◆ Problem statement
Below are the records; reproduce all of them exactly but without any images.

::::

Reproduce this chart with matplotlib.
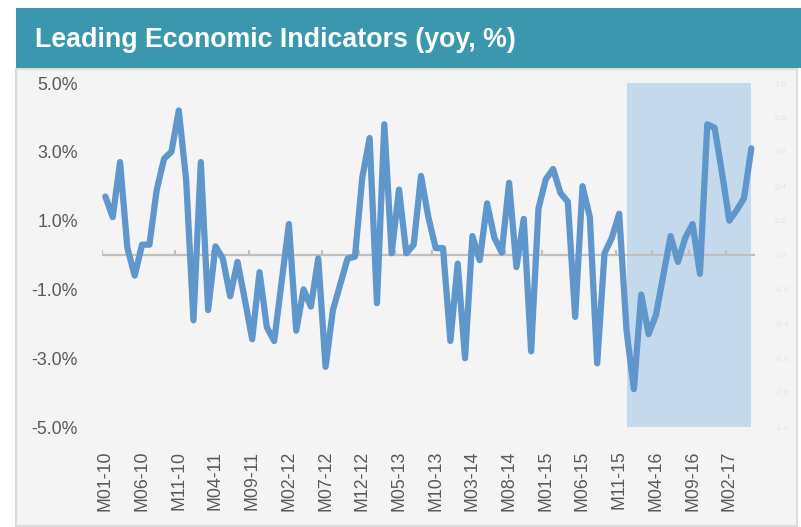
import matplotlib
matplotlib.use("Agg")
import matplotlib.pyplot as plt
from matplotlib.patches import Rectangle
from matplotlib import font_manager

# Monthly yoy change of the leading indicators, M01-10 .. M05-17
months = [f"M{m:02d}-{y:02d}" for y in range(10, 18) for m in range(1, 13)][:89]
lei_yoy = [1.7, 1.1, 2.7, 0.2, -0.6, 0.3, 0.3, 1.9, 2.8, 3.0,
           4.2, 2.2, -1.9, 2.7, -1.6, 0.25, -0.1, -1.2, -0.2, -1.3,
           -2.45, -0.5, -2.1, -2.5, -0.8, 0.9, -2.2, -1.0, -1.5, -0.1,
           -3.25, -1.6, -0.85, -0.1, -0.05, 2.25, 3.4, -1.4, 3.8, 0.05,
           1.9, 0.05, 0.3, 2.3, 1.1, 0.2, 0.2, -2.5, -0.25, -3.0,
           0.55, -0.15, 1.5, 0.5, 0.07, 2.1, -0.35, 1.05, -2.8, 1.35,
           2.2, 2.5, 1.8, 1.55, -1.8, 2.0, 1.1, -3.15, 0.05, 0.5,
           1.2, -2.2, -3.9, -1.15, -2.3, -1.75, -0.6, 0.55, -0.2, 0.5,
           0.9, -0.55, 3.8, 3.7, 2.4, 1.0, 1.3, 1.65, 3.1]

# highlighted period (secondary-axis area)
shade_start = "M12-15"
shade_end = "M05-17"

y_ticks = [-5, -3, -1, 1, 3, 5]
label_step = 5

W, H = 801, 527
names = {f.name for f in font_manager.fontManager.ttflist}
if "Liberation Sans Narrow" in names:
    FONT = ["Liberation Sans Narrow", "DejaVu Sans"]
    scale, tick_fs = 1.0, 14.5
else:
    FONT = ["Liberation Sans", "DejaVu Sans"]
    scale, tick_fs = 0.82, 12.8
plt.rcParams["font.family"] = FONT


def fx(px):
    return px / W


def fy(py):
    return 1 - py / H


fig = plt.figure(figsize=(W / 100, H / 100), dpi=100)

# panel and title banner
fig.add_artist(Rectangle((fx(16), fy(526)), fx(797) - fx(16), fy(69) - fy(526),
                         transform=fig.transFigure, facecolor="#f4f4f4",
                         edgecolor="#dcdcdc", linewidth=1.5, zorder=0))
fig.add_artist(Rectangle((fx(16), fy(68)), 1 - fx(16), fy(8) - fy(68),
                         transform=fig.transFigure, facecolor="#3b97ad",
                         edgecolor="none", zorder=1))
fig.text(fx(35), fy(40), "Leading Economic Indicators (yoy, %)", color="white",
         fontsize=23.5 * scale, fontweight="bold", va="center", ha="left")

ax = fig.add_axes([fx(101.7), fy(427), fx(755) - fx(101.7), fy(83) - fy(427)])
ax2 = ax.twinx()
ax.set_zorder(3)
ax.patch.set_visible(False)
ax2.patch.set_visible(False)

x = list(range(len(lei_yoy)))
i0, i1 = months.index(shade_start), months.index(shade_end)
ax2.fill_between(x[i0:i1 + 1], -1, 1, color="#c5d9ed", linewidth=0)
ax2.set_ylim(-1, 1)
ax2.set_yticks([v / 10 for v in range(-10, 11, 2)])
ax2.yaxis.set_major_formatter(plt.FormatStrFormatter("%.1f"))
ax2.tick_params(axis="y", length=0, pad=14, labelsize=6, labelcolor="#e4e4e4")

# zero line with category tick marks
ax.axhline(0, color="#bfbfbf", linewidth=1.6, zorder=1)
ax.vlines([k - 0.5 for k in range(0, len(x) + 1, label_step)], 0, 0.14,
          color="#bfbfbf", linewidth=1.6, zorder=1)
ax.plot(x, lei_yoy, color="#5f96cb", linewidth=4.5, solid_capstyle="round",
        solid_joinstyle="round", zorder=2)

ax.set_xlim(-0.5, len(x) - 0.5)
ax.set_ylim(-5, 5)
ax.set_yticks(y_ticks)
ax.set_yticklabels([f"{v:.1f}%" for v in y_ticks])
ax.set_xticks(x[::label_step])
ax.set_xticklabels(months[::label_step], rotation=90, va="top", ha="center")
ax.tick_params(axis="y", length=0, pad=17, labelsize=tick_fs, labelcolor="#595959")
ax.tick_params(axis="x", length=0, pad=17, labelsize=tick_fs, labelcolor="#595959")
for a in (ax, ax2):
    for s in a.spines.values():
        s.set_visible(False)
ax2.set_xlim(ax.get_xlim())

fig.savefig("out.png", dpi=100)
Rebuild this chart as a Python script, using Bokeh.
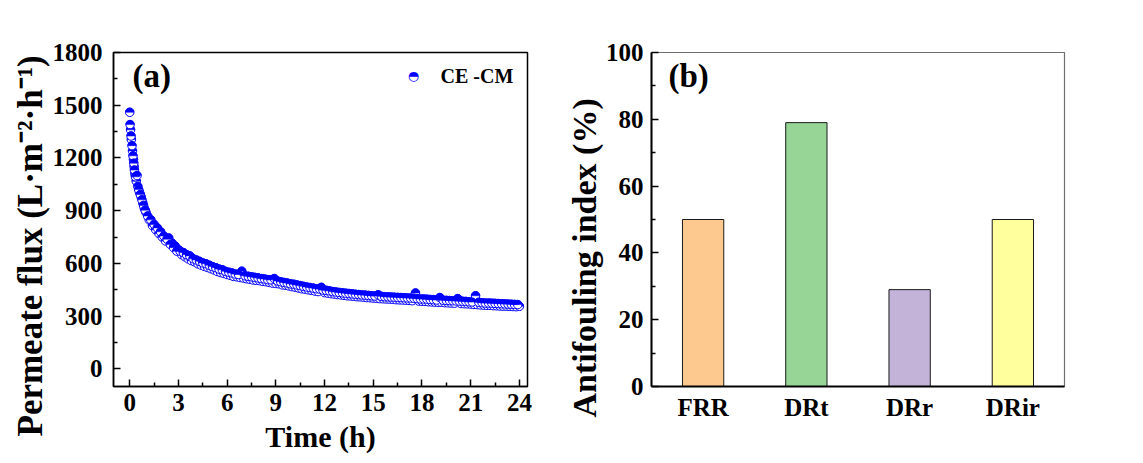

::::

◆ Response to this task
Reproduce this chart with matplotlib.
import matplotlib
matplotlib.use("Agg")
import matplotlib.pyplot as plt
from matplotlib.patches import Rectangle
from matplotlib import font_manager

# Monthly yoy change of the leading indicators, M01-10 .. M05-17
months = [f"M{m:02d}-{y:02d}" for y in range(10, 18) for m in range(1, 13)][:89]
lei_yoy = [1.7, 1.1, 2.7, 0.2, -0.6, 0.3, 0.3, 1.9, 2.8, 3.0,
           4.2, 2.2, -1.9, 2.7, -1.6, 0.25, -0.1, -1.2, -0.2, -1.3,
           -2.45, -0.5, -2.1, -2.5, -0.8, 0.9, -2.2, -1.0, -1.5, -0.1,
           -3.25, -1.6, -0.85, -0.1, -0.05, 2.25, 3.4, -1.4, 3.8, 0.05,
           1.9, 0.05, 0.3, 2.3, 1.1, 0.2, 0.2, -2.5, -0.25, -3.0,
           0.55, -0.15, 1.5, 0.5, 0.07, 2.1, -0.35, 1.05, -2.8, 1.35,
           2.2, 2.5, 1.8, 1.55, -1.8, 2.0, 1.1, -3.15, 0.05, 0.5,
           1.2, -2.2, -3.9, -1.15, -2.3, -1.75, -0.6, 0.55, -0.2, 0.5,
           0.9, -0.55, 3.8, 3.7, 2.4, 1.0, 1.3, 1.65, 3.1]

# highlighted period (secondary-axis area)
shade_start = "M12-15"
shade_end = "M05-17"

y_ticks = [-5, -3, -1, 1, 3, 5]
label_step = 5

W, H = 801, 527
names = {f.name for f in font_manager.fontManager.ttflist}
if "Liberation Sans Narrow" in names:
    FONT = ["Liberation Sans Narrow", "DejaVu Sans"]
    scale, tick_fs = 1.0, 14.5
else:
    FONT = ["Liberation Sans", "DejaVu Sans"]
    scale, tick_fs = 0.82, 12.8
plt.rcParams["font.family"] = FONT


def fx(px):
    return px / W


def fy(py):
    return 1 - py / H


fig = plt.figure(figsize=(W / 100, H / 100), dpi=100)

# panel and title banner
fig.add_artist(Rectangle((fx(16), fy(526)), fx(797) - fx(16), fy(69) - fy(526),
                         transform=fig.transFigure, facecolor="#f4f4f4",
                         edgecolor="#dcdcdc", linewidth=1.5, zorder=0))
fig.add_artist(Rectangle((fx(16), fy(68)), 1 - fx(16), fy(8) - fy(68),
                         transform=fig.transFigure, facecolor="#3b97ad",
                         edgecolor="none", zorder=1))
fig.text(fx(35), fy(40), "Leading Economic Indicators (yoy, %)", color="white",
         fontsize=23.5 * scale, fontweight="bold", va="center", ha="left")

ax = fig.add_axes([fx(101.7), fy(427), fx(755) - fx(101.7), fy(83) - fy(427)])
ax2 = ax.twinx()
ax.set_zorder(3)
ax.patch.set_visible(False)
ax2.patch.set_visible(False)

x = list(range(len(lei_yoy)))
i0, i1 = months.index(shade_start), months.index(shade_end)
ax2.fill_between(x[i0:i1 + 1], -1, 1, color="#c5d9ed", linewidth=0)
ax2.set_ylim(-1, 1)
ax2.set_yticks([v / 10 for v in range(-10, 11, 2)])
ax2.yaxis.set_major_formatter(plt.FormatStrFormatter("%.1f"))
ax2.tick_params(axis="y", length=0, pad=14, labelsize=6, labelcolor="#e4e4e4")

# zero line with category tick marks
ax.axhline(0, color="#bfbfbf", linewidth=1.6, zorder=1)
ax.vlines([k - 0.5 for k in range(0, len(x) + 1, label_step)], 0, 0.14,
          color="#bfbfbf", linewidth=1.6, zorder=1)
ax.plot(x, lei_yoy, color="#5f96cb", linewidth=4.5, solid_capstyle="round",
        solid_joinstyle="round", zorder=2)

ax.set_xlim(-0.5, len(x) - 0.5)
ax.set_ylim(-5, 5)
ax.set_yticks(y_ticks)
ax.set_yticklabels([f"{v:.1f}%" for v in y_ticks])
ax.set_xticks(x[::label_step])
ax.set_xticklabels(months[::label_step], rotation=90, va="top", ha="center")
ax.tick_params(axis="y", length=0, pad=17, labelsize=tick_fs, labelcolor="#595959")
ax.tick_params(axis="x", length=0, pad=17, labelsize=tick_fs, labelcolor="#595959")
for a in (ax, ax2):
    for s in a.spines.values():
        s.set_visible(False)
ax2.set_xlim(ax.get_xlim())

fig.savefig("out.png", dpi=100)
Rebuild this chart as a Python script, using Bokeh.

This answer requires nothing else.